We’re at the start of a 3-day weekend, Deac families (the university will be closed on Monday in observance of Memorial Day, though I have pre-scheduled our Monday Meet A Deac).

For much of my early life, Memorial Day was sort of an abstract concept. I knew it was about the military and those who had died in service to our country. My dad had been a Marine for a year or two long before I was born, but I was not from a military family proper and didn’t have other friends who were, so Memorial Day did not resonate with me – yet.

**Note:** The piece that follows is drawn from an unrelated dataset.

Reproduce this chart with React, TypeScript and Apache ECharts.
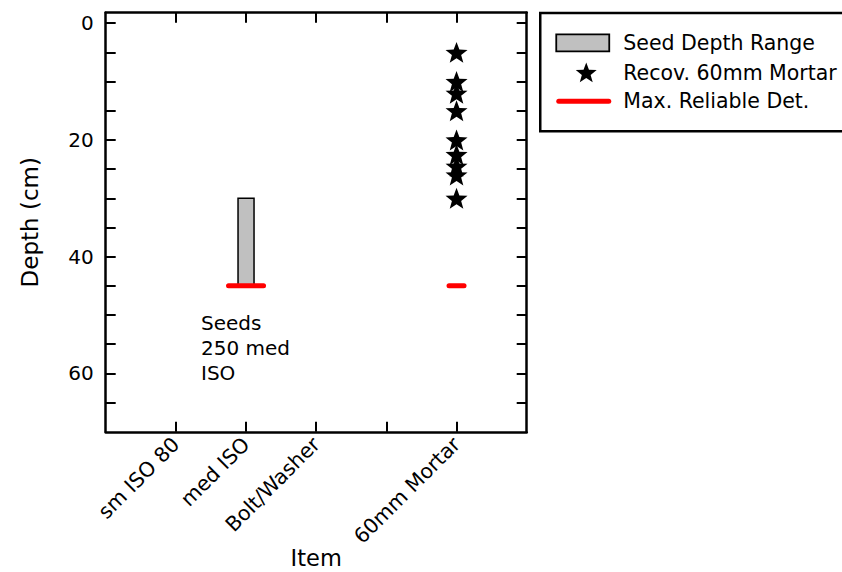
import React, { useEffect, useRef } from "react";
import * as echarts from "echarts";

// ---- data ----
const itemNames = ["sm ISO 80", "med ISO", "Bolt/Washer", "60mm Mortar"];
const itemSlots = [1, 2, 3, 5];
const xTickSlots = [1, 2, 3, 4, 5];
// [slot, shallow depth, deep depth]
const seedRange = [[2, 30, 45]];
const mortarSlot = 5;
const mortarDepths = [5, 10, 12, 15, 20, 22.5, 24.5, 26, 30];
// [slot, max reliable detection depth]
const reliableDet = [
  [2, 45],
  [5, 45],
];
const depthLabels = [0, 20, 40, 60];
const depthTicks = [0, 5, 10, 15, 20, 25, 30, 35, 40, 45, 50, 55, 60, 65];
const legendNames = ["Seed Depth Range", "Recov. 60mm Mortar", "Max. Reliable Det."];
const noteText = "Seeds\n250 med\nISO";

const FONT = "DejaVu Sans";

function starPoints(cx: number, cy: number, r: number, ratio = 0.42) {
  const pts: number[][] = [];
  const r0 = r * ratio;
  for (let i = 0; i < 10; i++) {
    const ang = -Math.PI / 2 + (i * Math.PI) / 5;
    const rr = i % 2 === 0 ? r : r0;
    pts.push([cx + rr * Math.cos(ang), cy + rr * Math.sin(ang)]);
  }
  return pts;
}

const starPath =
  "path://" +
  starPoints(50, 50, 50)
    .map((p, i) => (i === 0 ? "M" : "L") + p[0].toFixed(2) + " " + p[1].toFixed(2))
    .join(" ") +
  " Z";

export default function App() {
  const ref = useRef<HTMLDivElement>(null);
  useEffect(() => {
    if (!ref.current) return;
    const chart = echarts.init(ref.current, undefined, { renderer: "svg" });
    const axisLine = { show: true, onZero: false, lineStyle: { color: "#000", width: 2.5 } };
    const tickStyle = { color: "#000", width: 2 };
    const detHalf = [17.5, 7.5];
    chart.setOption({
      animation: false,
      backgroundColor: "#fff",
      grid: {
        left: 105.7,
        right: 315.3,
        top: 12.7,
        bottom: 140.2,
        containLabel: false,
        outerBoundsMode: "none",
      },
      xAxis: [
        {
          type: "value",
          min: 0,
          max: 6,
          position: "bottom",
          axisLine,
          axisTick: { show: true, inside: true, length: 10, lineStyle: tickStyle, customValues: xTickSlots },
          axisLabel: {
            customValues: itemSlots,
            formatter: (v: number) => {
              const i = itemSlots.indexOf(v);
              return i >= 0 ? itemNames[i] : "";
            },
            rotate: 45,
            margin: 9,
            fontSize: 20.5,
            fontFamily: FONT,
            color: "#000",
          },
          splitLine: { show: false },
          name: "Item",
          nameLocation: "middle",
          nameGap: 114.5,
          nameMoveOverlap: false,
          nameTextStyle: { fontSize: 22.5, fontFamily: FONT, color: "#000" },
        },
        {
          type: "value",
          min: 0,
          max: 6,
          position: "top",
          axisLine,
          axisTick: { show: true, inside: true, length: 10, lineStyle: tickStyle, customValues: xTickSlots },
          axisLabel: { show: false },
          splitLine: { show: false },
        },
      ],
      yAxis: [
        {
          type: "value",
          inverse: true,
          min: -1.8,
          max: 70,
          position: "left",
          axisLine,
          axisTick: { show: true, inside: true, length: 10, lineStyle: tickStyle, customValues: depthTicks },
          axisLabel: {
            customValues: depthLabels,
            margin: 12,
            fontSize: 20,
            fontFamily: FONT,
            color: "#000",
          },
          splitLine: { show: false },
          name: "Depth (cm)",
          nameLocation: "middle",
          nameGap: 64,
          nameMoveOverlap: false,
          nameTextStyle: { fontSize: 23, fontFamily: FONT, color: "#000" },
        },
        {
          type: "value",
          inverse: true,
          min: -1.8,
          max: 70,
          position: "right",
          axisLine,
          axisTick: { show: true, inside: true, length: 10, lineStyle: tickStyle, customValues: depthTicks },
          axisLabel: { show: false },
          splitLine: { show: false },
        },
      ],
      series: [
        {
          name: legendNames[0],
          type: "custom",
          xAxisIndex: 0,
          yAxisIndex: 0,
          encode: { x: 0, y: [1, 2] },
          data: seedRange,
          renderItem: (params: any, api: any) => {
            const x = api.value(0);
            const p1 = api.coord([x, api.value(1)]);
            const p2 = api.coord([x, api.value(2)]);
            const w = 16;
            return {
              type: "rect",
              shape: {
                x: p1[0] - w / 2,
                y: Math.min(p1[1], p2[1]),
                width: w,
                height: Math.abs(p2[1] - p1[1]),
              },
              style: { fill: "#c0c0c0", stroke: "#000", lineWidth: 1.5 },
            };
          },
        },
        {
          name: legendNames[2],
          type: "custom",
          xAxisIndex: 0,
          yAxisIndex: 0,
          encode: { x: 0, y: 1 },
          data: reliableDet,
          renderItem: (params: any, api: any) => {
            const p = api.coord([api.value(0), api.value(1)]);
            const h = detHalf[params.dataIndex] ?? 10;
            return {
              type: "line",
              shape: { x1: p[0] - h, y1: p[1], x2: p[0] + h, y2: p[1] },
              style: { stroke: "#ff0000", lineWidth: 5, lineCap: "round" },
            };
          },
        },
        {
          name: legendNames[1],
          type: "scatter",
          xAxisIndex: 0,
          yAxisIndex: 0,
          symbol: starPath,
          symbolSize: 22,
          symbolKeepAspect: true,
          itemStyle: { color: "#000", opacity: 1 },
          data: mortarDepths.map((d) => [mortarSlot, d]),
        },
      ],
      graphic: [
        {
          type: "text",
          left: 201,
          top: 310.5,
          style: {
            text: noteText,
            fontSize: 20,
            fontFamily: FONT,
            lineHeight: 25,
            fill: "#000",
          },
        },
        {
          type: "group",
          left: 539,
          top: 11.7,
          children: [
            {
              type: "rect",
              shape: { x: 0, y: 0, width: 320, height: 118.3 },
              style: { fill: "#fff", stroke: "#000", lineWidth: 2.5 },
            },
            {
              type: "rect",
              shape: { x: 16, y: 21.5, width: 53, height: 17 },
              style: { fill: "#c0c0c0", stroke: "#000", lineWidth: 1.8 },
            },
            {
              type: "polygon",
              shape: { points: starPoints(46, 60.5, 11) },
              style: { fill: "#000" },
            },
            {
              type: "line",
              shape: { x1: 18.5, y1: 88.3, x2: 68.5, y2: 88.3 },
              style: { stroke: "#ff0000", lineWidth: 5, lineCap: "round" },
            },
            {
              type: "text",
              x: 83,
              y: 30,
              style: { text: legendNames[0], fontSize: 20.5, fontFamily: FONT, fill: "#000", verticalAlign: "middle" },
            },
            {
              type: "text",
              x: 83,
              y: 60,
              style: { text: legendNames[1], fontSize: 20.5, fontFamily: FONT, fill: "#000", verticalAlign: "middle" },
            },
            {
              type: "text",
              x: 83,
              y: 88.3,
              style: { text: legendNames[2], fontSize: 20.5, fontFamily: FONT, fill: "#000", verticalAlign: "middle" },
            },
          ],
        },
      ],
    });
    return () => chart.dispose();
  }, []);
  return (
    <div
      ref={ref}
      style={{ position: "absolute", left: 0, top: 0, width: 842, height: 572, background: "#fff" }}
    />
  );
}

During the fall of my junior year, I went abroad in Wake’s Dijon, France program. One of the excursions our faculty member took our class on was to Normandy and to the D-day beaches. As soon as my classmates and I stepped onto that hallowed ground, the meaning of Memorial Day – soldiers, sacrifice, loss, and reverence – became absolutely clear.

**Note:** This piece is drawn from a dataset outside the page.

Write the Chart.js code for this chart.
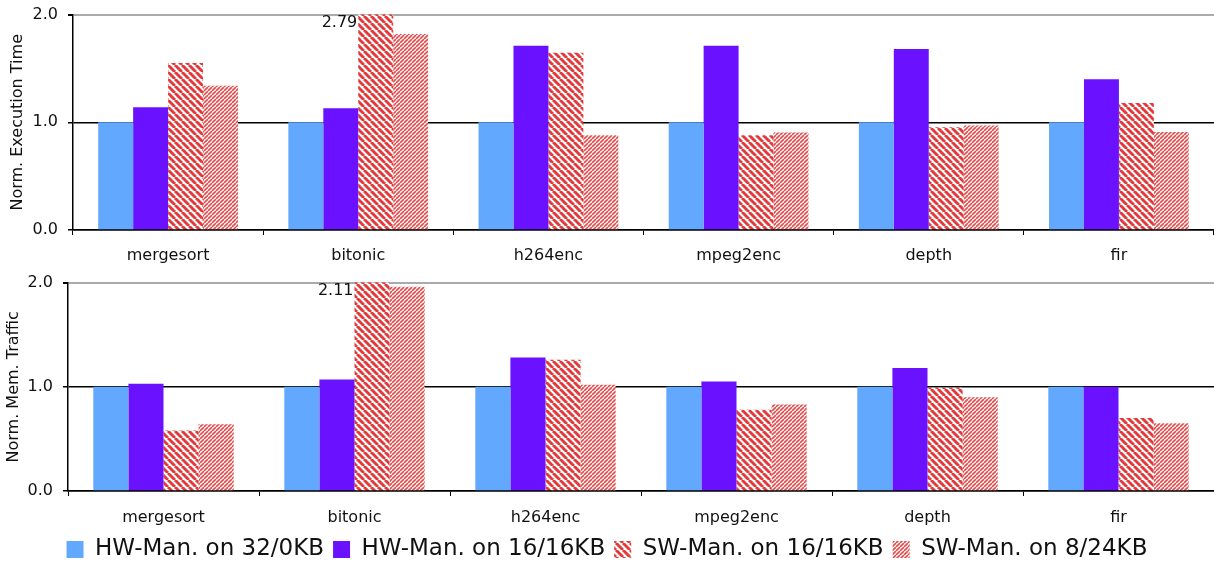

The US Cemetery at Normandy is stunningly beautiful. It overlooks the water, with perfect rows of seemingly endless graves of American soldiers. As my classmates and I walked through and read some of the tombstones, we realized many of the soldiers were our age. That hit home.

Normandy was one of the most painful but important learning moments of my time at Wake Forest. I don’t know what will be your students’ transformative moments while at Wake, but surely they will have some that will change them profoundly and completely.

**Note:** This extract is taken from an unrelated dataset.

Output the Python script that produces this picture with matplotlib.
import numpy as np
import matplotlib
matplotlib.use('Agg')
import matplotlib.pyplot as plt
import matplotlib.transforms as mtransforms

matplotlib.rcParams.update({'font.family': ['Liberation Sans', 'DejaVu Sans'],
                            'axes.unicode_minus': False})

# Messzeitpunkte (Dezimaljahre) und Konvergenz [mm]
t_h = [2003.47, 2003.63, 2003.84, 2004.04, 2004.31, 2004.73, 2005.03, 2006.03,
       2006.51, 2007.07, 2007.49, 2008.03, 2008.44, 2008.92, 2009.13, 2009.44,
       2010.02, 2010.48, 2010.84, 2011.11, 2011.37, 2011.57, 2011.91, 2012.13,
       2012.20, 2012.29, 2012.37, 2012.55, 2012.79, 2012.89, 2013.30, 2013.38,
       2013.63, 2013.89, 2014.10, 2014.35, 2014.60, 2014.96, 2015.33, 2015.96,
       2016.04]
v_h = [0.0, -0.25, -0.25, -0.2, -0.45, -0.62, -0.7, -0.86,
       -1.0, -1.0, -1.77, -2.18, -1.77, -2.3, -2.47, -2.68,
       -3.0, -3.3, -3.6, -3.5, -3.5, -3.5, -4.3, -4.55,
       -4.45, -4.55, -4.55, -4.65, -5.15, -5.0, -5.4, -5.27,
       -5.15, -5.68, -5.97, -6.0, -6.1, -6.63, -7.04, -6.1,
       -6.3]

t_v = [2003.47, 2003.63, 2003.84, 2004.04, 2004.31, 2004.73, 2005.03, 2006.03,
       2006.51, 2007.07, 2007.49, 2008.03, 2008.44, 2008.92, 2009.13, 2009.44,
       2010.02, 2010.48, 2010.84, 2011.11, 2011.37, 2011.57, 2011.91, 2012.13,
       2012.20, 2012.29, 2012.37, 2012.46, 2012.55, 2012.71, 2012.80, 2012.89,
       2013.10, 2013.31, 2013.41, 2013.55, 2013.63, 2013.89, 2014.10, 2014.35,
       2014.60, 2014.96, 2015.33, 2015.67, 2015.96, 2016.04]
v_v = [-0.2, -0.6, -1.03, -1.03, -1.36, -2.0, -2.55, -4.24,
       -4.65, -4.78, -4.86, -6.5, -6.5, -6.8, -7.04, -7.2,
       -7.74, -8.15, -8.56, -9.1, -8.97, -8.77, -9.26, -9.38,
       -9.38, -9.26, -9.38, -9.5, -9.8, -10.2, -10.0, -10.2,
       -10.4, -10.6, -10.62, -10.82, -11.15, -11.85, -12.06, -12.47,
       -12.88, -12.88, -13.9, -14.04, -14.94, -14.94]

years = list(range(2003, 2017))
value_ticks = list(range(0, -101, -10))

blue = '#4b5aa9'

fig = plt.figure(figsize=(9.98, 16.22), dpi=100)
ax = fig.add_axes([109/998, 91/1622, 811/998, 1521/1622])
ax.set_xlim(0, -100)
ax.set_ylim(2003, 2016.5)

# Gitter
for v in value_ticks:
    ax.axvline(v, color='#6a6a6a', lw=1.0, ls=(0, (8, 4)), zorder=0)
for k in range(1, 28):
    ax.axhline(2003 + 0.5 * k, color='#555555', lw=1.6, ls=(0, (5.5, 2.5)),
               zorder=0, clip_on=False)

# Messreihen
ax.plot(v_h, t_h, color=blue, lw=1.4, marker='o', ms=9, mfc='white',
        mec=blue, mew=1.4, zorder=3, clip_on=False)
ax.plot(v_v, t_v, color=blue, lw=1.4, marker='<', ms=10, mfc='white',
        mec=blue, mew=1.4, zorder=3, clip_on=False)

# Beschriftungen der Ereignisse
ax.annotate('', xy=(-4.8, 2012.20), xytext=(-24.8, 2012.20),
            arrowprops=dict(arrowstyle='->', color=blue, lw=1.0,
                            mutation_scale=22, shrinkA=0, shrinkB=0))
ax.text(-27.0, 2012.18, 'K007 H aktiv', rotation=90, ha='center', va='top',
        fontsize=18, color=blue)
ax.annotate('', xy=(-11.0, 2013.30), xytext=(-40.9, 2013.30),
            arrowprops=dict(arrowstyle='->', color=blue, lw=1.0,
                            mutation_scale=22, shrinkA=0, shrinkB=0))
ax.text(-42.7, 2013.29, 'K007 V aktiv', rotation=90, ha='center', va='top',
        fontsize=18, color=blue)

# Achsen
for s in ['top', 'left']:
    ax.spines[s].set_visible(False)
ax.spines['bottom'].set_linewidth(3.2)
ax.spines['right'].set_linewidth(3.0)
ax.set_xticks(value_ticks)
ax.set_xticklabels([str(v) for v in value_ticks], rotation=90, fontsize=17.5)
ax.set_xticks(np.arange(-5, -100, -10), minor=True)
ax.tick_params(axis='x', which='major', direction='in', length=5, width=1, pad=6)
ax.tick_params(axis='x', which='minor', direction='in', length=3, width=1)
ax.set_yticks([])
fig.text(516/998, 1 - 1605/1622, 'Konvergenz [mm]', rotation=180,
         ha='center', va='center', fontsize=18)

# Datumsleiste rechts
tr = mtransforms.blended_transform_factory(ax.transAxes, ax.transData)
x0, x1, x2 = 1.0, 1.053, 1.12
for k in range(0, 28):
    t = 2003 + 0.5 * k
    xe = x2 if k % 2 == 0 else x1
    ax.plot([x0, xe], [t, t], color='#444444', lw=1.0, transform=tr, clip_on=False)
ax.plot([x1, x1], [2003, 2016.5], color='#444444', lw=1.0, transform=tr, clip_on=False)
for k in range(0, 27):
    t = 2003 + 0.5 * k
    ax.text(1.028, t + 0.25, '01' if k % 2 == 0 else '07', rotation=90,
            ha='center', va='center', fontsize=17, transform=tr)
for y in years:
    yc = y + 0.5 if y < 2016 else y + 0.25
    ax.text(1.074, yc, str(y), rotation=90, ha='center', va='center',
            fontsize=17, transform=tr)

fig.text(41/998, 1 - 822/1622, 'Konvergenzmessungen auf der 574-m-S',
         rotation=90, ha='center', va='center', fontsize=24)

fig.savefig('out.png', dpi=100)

They had leaflets at the memorial site – and one of them was this prayer below in French. My once-good French is now rusty and I won’t try to translate it here lest I get it wrong. Roughly, the prayer asks God to tell us how to hold in our hands the sand of our lives; how to hold on to the past the right way; how to hold on to the present without being absorbed by it; and  how not to dread the future. The final stanza says [roughly] “God of the past, the present, and the future, help us every day to discover you.”

I’ve carried this in my wallet since the fall of 1990.

For the memory of the soldiers in Normandy who helped me learn about Memorial Day, as well as all the other US soldiers who have made the ultimate sacrifice (and their families), we honor you this weekend, and always.